Material —
<<<<

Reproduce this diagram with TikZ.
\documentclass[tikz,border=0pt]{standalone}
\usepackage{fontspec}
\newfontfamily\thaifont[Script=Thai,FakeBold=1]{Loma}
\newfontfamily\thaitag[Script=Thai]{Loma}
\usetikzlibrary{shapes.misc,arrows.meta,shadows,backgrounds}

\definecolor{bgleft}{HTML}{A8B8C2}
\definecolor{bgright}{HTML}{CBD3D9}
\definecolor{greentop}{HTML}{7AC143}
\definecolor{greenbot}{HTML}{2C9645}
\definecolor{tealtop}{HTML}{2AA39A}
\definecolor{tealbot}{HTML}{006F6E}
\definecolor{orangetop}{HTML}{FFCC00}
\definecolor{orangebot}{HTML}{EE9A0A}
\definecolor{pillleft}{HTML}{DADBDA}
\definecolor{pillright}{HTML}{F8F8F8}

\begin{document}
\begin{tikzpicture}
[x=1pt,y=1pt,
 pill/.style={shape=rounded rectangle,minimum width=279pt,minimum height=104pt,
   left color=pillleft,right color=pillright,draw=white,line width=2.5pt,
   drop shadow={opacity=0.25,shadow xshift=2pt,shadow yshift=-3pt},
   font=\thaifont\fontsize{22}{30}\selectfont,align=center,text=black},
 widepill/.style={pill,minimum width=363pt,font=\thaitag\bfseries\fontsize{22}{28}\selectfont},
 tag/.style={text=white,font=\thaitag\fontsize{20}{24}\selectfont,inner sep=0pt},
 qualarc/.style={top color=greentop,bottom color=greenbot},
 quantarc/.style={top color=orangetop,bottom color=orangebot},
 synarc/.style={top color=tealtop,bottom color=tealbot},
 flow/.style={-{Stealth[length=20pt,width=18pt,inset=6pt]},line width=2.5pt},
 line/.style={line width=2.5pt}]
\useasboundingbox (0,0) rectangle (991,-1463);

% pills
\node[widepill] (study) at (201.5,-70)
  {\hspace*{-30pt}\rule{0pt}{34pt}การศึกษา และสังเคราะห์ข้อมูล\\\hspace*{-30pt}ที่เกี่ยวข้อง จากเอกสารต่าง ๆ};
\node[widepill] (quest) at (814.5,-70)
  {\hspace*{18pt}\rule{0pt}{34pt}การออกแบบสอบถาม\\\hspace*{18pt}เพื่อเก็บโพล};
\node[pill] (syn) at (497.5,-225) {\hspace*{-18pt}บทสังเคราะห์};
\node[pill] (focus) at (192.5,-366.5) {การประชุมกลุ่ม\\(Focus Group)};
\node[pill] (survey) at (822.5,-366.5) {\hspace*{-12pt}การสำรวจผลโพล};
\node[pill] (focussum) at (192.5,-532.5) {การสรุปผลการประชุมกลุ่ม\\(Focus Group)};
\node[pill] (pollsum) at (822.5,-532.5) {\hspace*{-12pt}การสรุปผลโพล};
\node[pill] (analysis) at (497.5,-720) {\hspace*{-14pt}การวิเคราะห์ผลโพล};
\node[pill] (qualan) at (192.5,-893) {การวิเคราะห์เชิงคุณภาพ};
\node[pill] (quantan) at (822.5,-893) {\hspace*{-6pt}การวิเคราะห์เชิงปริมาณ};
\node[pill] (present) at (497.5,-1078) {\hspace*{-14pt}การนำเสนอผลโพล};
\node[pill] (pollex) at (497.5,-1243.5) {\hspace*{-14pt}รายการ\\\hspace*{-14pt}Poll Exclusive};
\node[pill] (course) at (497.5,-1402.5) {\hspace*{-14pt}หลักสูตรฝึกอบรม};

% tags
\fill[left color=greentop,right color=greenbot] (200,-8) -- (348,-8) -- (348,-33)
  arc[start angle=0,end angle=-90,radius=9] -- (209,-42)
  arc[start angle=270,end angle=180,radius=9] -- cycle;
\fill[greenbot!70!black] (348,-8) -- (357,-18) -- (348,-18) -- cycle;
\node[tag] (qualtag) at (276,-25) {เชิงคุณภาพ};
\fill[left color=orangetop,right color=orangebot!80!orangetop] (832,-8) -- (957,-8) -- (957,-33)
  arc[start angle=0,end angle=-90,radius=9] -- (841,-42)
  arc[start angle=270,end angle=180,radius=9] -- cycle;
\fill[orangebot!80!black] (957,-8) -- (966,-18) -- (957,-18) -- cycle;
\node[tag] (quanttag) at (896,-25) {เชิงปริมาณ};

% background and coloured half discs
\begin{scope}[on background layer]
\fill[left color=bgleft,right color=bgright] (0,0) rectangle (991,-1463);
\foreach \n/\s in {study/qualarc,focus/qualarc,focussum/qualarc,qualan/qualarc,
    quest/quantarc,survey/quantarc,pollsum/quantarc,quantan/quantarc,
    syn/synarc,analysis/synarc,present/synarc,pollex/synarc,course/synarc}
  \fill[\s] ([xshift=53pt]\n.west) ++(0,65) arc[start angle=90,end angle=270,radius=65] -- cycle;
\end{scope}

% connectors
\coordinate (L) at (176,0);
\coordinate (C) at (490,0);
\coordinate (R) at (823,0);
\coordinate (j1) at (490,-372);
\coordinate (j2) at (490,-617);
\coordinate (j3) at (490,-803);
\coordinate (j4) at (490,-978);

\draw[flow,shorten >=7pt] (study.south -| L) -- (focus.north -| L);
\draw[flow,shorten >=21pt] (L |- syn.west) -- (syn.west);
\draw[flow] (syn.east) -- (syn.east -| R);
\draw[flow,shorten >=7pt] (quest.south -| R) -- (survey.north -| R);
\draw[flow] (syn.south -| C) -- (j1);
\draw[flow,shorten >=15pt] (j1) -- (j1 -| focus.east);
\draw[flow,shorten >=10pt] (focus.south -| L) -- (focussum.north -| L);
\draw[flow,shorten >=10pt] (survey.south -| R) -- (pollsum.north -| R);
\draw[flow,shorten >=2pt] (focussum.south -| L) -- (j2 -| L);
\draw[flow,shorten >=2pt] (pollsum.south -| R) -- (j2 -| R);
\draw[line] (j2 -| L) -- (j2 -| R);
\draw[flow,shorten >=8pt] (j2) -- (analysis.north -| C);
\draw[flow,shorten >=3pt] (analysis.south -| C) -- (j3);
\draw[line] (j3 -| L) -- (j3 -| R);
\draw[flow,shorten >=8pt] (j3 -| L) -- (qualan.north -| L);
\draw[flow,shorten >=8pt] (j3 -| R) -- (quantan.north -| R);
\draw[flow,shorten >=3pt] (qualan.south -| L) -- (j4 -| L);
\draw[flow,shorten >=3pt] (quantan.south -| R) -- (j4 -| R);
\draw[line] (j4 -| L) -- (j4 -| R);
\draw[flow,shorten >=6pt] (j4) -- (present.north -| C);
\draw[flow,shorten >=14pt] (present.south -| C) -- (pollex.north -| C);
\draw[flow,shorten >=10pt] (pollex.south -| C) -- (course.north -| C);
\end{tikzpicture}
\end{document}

>>>>

The exercise — Extract the whole listing, character for character.

Task solution —
Reproduce this diagram with TikZ.
\documentclass[tikz,border=0pt]{standalone}
\usepackage{fontspec}
\newfontfamily\thaifont[Script=Thai,FakeBold=1]{Loma}
\newfontfamily\thaitag[Script=Thai]{Loma}
\usetikzlibrary{shapes.misc,arrows.meta,shadows,backgrounds}

\definecolor{bgleft}{HTML}{A8B8C2}
\definecolor{bgright}{HTML}{CBD3D9}
\definecolor{greentop}{HTML}{7AC143}
\definecolor{greenbot}{HTML}{2C9645}
\definecolor{tealtop}{HTML}{2AA39A}
\definecolor{tealbot}{HTML}{006F6E}
\definecolor{orangetop}{HTML}{FFCC00}
\definecolor{orangebot}{HTML}{EE9A0A}
\definecolor{pillleft}{HTML}{DADBDA}
\definecolor{pillright}{HTML}{F8F8F8}

\begin{document}
\begin{tikzpicture}
[x=1pt,y=1pt,
 pill/.style={shape=rounded rectangle,minimum width=279pt,minimum height=104pt,
   left color=pillleft,right color=pillright,draw=white,line width=2.5pt,
   drop shadow={opacity=0.25,shadow xshift=2pt,shadow yshift=-3pt},
   font=\thaifont\fontsize{22}{30}\selectfont,align=center,text=black},
 widepill/.style={pill,minimum width=363pt,font=\thaitag\bfseries\fontsize{22}{28}\selectfont},
 tag/.style={text=white,font=\thaitag\fontsize{20}{24}\selectfont,inner sep=0pt},
 qualarc/.style={top color=greentop,bottom color=greenbot},
 quantarc/.style={top color=orangetop,bottom color=orangebot},
 synarc/.style={top color=tealtop,bottom color=tealbot},
 flow/.style={-{Stealth[length=20pt,width=18pt,inset=6pt]},line width=2.5pt},
 line/.style={line width=2.5pt}]
\useasboundingbox (0,0) rectangle (991,-1463);

% pills
\node[widepill] (study) at (201.5,-70)
  {\hspace*{-30pt}\rule{0pt}{34pt}การศึกษา และสังเคราะห์ข้อมูล\\\hspace*{-30pt}ที่เกี่ยวข้อง จากเอกสารต่าง ๆ};
\node[widepill] (quest) at (814.5,-70)
  {\hspace*{18pt}\rule{0pt}{34pt}การออกแบบสอบถาม\\\hspace*{18pt}เพื่อเก็บโพล};
\node[pill] (syn) at (497.5,-225) {\hspace*{-18pt}บทสังเคราะห์};
\node[pill] (focus) at (192.5,-366.5) {การประชุมกลุ่ม\\(Focus Group)};
\node[pill] (survey) at (822.5,-366.5) {\hspace*{-12pt}การสำรวจผลโพล};
\node[pill] (focussum) at (192.5,-532.5) {การสรุปผลการประชุมกลุ่ม\\(Focus Group)};
\node[pill] (pollsum) at (822.5,-532.5) {\hspace*{-12pt}การสรุปผลโพล};
\node[pill] (analysis) at (497.5,-720) {\hspace*{-14pt}การวิเคราะห์ผลโพล};
\node[pill] (qualan) at (192.5,-893) {การวิเคราะห์เชิงคุณภาพ};
\node[pill] (quantan) at (822.5,-893) {\hspace*{-6pt}การวิเคราะห์เชิงปริมาณ};
\node[pill] (present) at (497.5,-1078) {\hspace*{-14pt}การนำเสนอผลโพล};
\node[pill] (pollex) at (497.5,-1243.5) {\hspace*{-14pt}รายการ\\\hspace*{-14pt}Poll Exclusive};
\node[pill] (course) at (497.5,-1402.5) {\hspace*{-14pt}หลักสูตรฝึกอบรม};

% tags
\fill[left color=greentop,right color=greenbot] (200,-8) -- (348,-8) -- (348,-33)
  arc[start angle=0,end angle=-90,radius=9] -- (209,-42)
  arc[start angle=270,end angle=180,radius=9] -- cycle;
\fill[greenbot!70!black] (348,-8) -- (357,-18) -- (348,-18) -- cycle;
\node[tag] (qualtag) at (276,-25) {เชิงคุณภาพ};
\fill[left color=orangetop,right color=orangebot!80!orangetop] (832,-8) -- (957,-8) -- (957,-33)
  arc[start angle=0,end angle=-90,radius=9] -- (841,-42)
  arc[start angle=270,end angle=180,radius=9] -- cycle;
\fill[orangebot!80!black] (957,-8) -- (966,-18) -- (957,-18) -- cycle;
\node[tag] (quanttag) at (896,-25) {เชิงปริมาณ};

% background and coloured half discs
\begin{scope}[on background layer]
\fill[left color=bgleft,right color=bgright] (0,0) rectangle (991,-1463);
\foreach \n/\s in {study/qualarc,focus/qualarc,focussum/qualarc,qualan/qualarc,
    quest/quantarc,survey/quantarc,pollsum/quantarc,quantan/quantarc,
    syn/synarc,analysis/synarc,present/synarc,pollex/synarc,course/synarc}
  \fill[\s] ([xshift=53pt]\n.west) ++(0,65) arc[start angle=90,end angle=270,radius=65] -- cycle;
\end{scope}

% connectors
\coordinate (L) at (176,0);
\coordinate (C) at (490,0);
\coordinate (R) at (823,0);
\coordinate (j1) at (490,-372);
\coordinate (j2) at (490,-617);
\coordinate (j3) at (490,-803);
\coordinate (j4) at (490,-978);

\draw[flow,shorten >=7pt] (study.south -| L) -- (focus.north -| L);
\draw[flow,shorten >=21pt] (L |- syn.west) -- (syn.west);
\draw[flow] (syn.east) -- (syn.east -| R);
\draw[flow,shorten >=7pt] (quest.south -| R) -- (survey.north -| R);
\draw[flow] (syn.south -| C) -- (j1);
\draw[flow,shorten >=15pt] (j1) -- (j1 -| focus.east);
\draw[flow,shorten >=10pt] (focus.south -| L) -- (focussum.north -| L);
\draw[flow,shorten >=10pt] (survey.south -| R) -- (pollsum.north -| R);
\draw[flow,shorten >=2pt] (focussum.south -| L) -- (j2 -| L);
\draw[flow,shorten >=2pt] (pollsum.south -| R) -- (j2 -| R);
\draw[line] (j2 -| L) -- (j2 -| R);
\draw[flow,shorten >=8pt] (j2) -- (analysis.north -| C);
\draw[flow,shorten >=3pt] (analysis.south -| C) -- (j3);
\draw[line] (j3 -| L) -- (j3 -| R);
\draw[flow,shorten >=8pt] (j3 -| L) -- (qualan.north -| L);
\draw[flow,shorten >=8pt] (j3 -| R) -- (quantan.north -| R);
\draw[flow,shorten >=3pt] (qualan.south -| L) -- (j4 -| L);
\draw[flow,shorten >=3pt] (quantan.south -| R) -- (j4 -| R);
\draw[line] (j4 -| L) -- (j4 -| R);
\draw[flow,shorten >=6pt] (j4) -- (present.north -| C);
\draw[flow,shorten >=14pt] (present.south -| C) -- (pollex.north -| C);
\draw[flow,shorten >=10pt] (pollex.south -| C) -- (course.north -| C);
\end{tikzpicture}
\end{document}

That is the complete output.